▸ RAW DATA:
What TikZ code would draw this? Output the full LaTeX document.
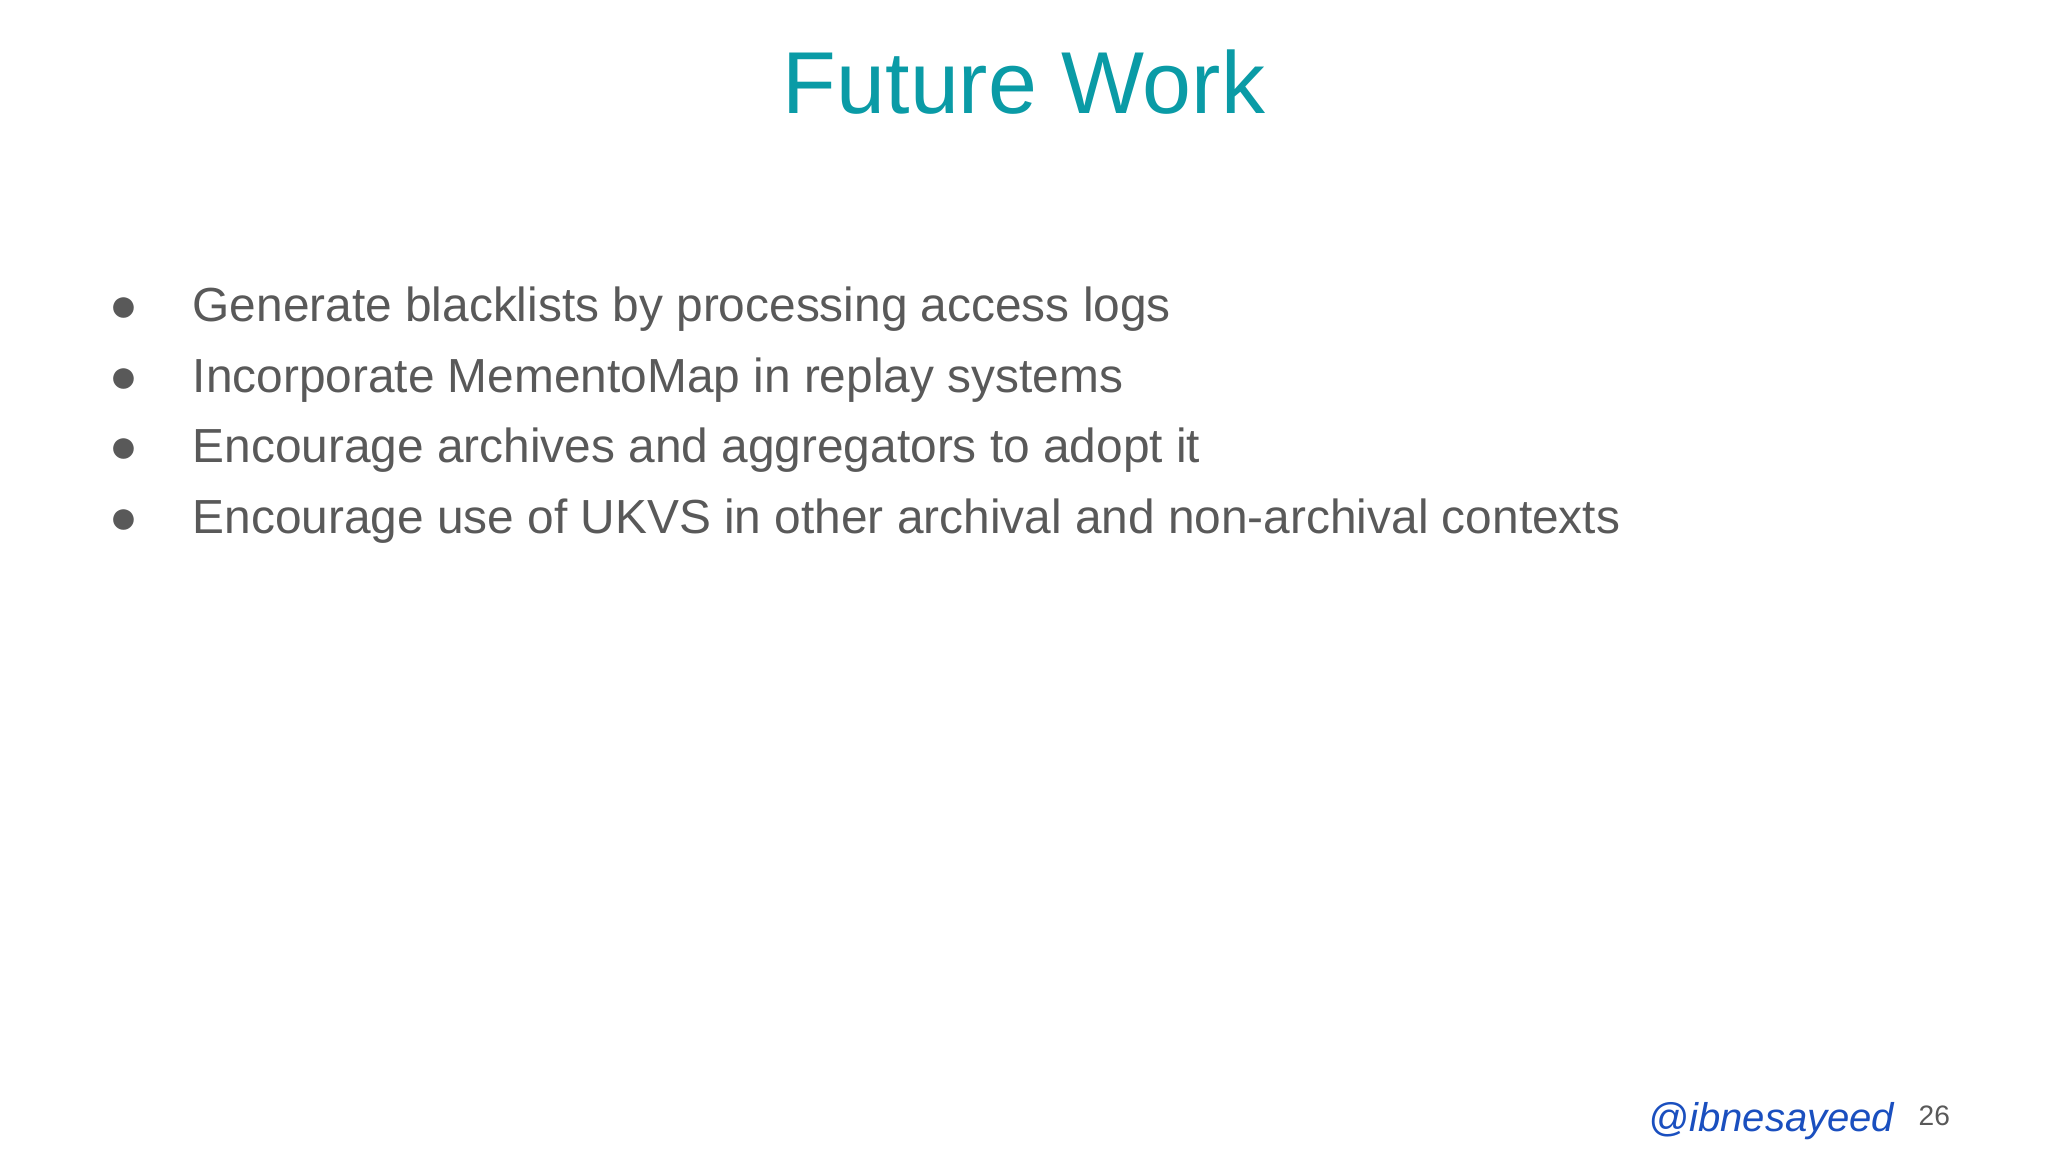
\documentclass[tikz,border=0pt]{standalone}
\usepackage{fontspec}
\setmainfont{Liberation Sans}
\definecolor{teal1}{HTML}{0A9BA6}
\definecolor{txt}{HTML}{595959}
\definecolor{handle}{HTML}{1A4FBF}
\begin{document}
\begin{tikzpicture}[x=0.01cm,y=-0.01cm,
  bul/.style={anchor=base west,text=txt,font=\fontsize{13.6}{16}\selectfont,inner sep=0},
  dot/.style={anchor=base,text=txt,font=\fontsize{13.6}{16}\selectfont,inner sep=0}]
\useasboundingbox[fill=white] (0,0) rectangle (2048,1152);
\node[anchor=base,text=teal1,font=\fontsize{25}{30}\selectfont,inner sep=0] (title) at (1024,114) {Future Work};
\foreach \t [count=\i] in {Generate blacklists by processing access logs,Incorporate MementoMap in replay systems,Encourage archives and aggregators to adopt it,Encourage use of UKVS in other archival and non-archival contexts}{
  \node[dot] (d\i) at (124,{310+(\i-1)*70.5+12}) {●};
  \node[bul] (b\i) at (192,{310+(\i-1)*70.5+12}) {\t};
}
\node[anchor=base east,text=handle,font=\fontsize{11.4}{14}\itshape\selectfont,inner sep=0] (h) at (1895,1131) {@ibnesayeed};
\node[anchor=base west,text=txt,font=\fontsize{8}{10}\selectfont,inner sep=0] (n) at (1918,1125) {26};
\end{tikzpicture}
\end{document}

▸ AIM OF THE EXERCISE: Except for the pictures, copy the material above exactly.

▸ RESPONSE TO THE EXERCISE:
What TikZ code would draw this? Output the full LaTeX document.
\documentclass[tikz,border=0pt]{standalone}
\usepackage{fontspec}
\setmainfont{Liberation Sans}
\definecolor{teal1}{HTML}{0A9BA6}
\definecolor{txt}{HTML}{595959}
\definecolor{handle}{HTML}{1A4FBF}
\begin{document}
\begin{tikzpicture}[x=0.01cm,y=-0.01cm,
  bul/.style={anchor=base west,text=txt,font=\fontsize{13.6}{16}\selectfont,inner sep=0},
  dot/.style={anchor=base,text=txt,font=\fontsize{13.6}{16}\selectfont,inner sep=0}]
\useasboundingbox[fill=white] (0,0) rectangle (2048,1152);
\node[anchor=base,text=teal1,font=\fontsize{25}{30}\selectfont,inner sep=0] (title) at (1024,114) {Future Work};
\foreach \t [count=\i] in {Generate blacklists by processing access logs,Incorporate MementoMap in replay systems,Encourage archives and aggregators to adopt it,Encourage use of UKVS in other archival and non-archival contexts}{
  \node[dot] (d\i) at (124,{310+(\i-1)*70.5+12}) {●};
  \node[bul] (b\i) at (192,{310+(\i-1)*70.5+12}) {\t};
}
\node[anchor=base east,text=handle,font=\fontsize{11.4}{14}\itshape\selectfont,inner sep=0] (h) at (1895,1131) {@ibnesayeed};
\node[anchor=base west,text=txt,font=\fontsize{8}{10}\selectfont,inner sep=0] (n) at (1918,1125) {26};
\end{tikzpicture}
\end{document}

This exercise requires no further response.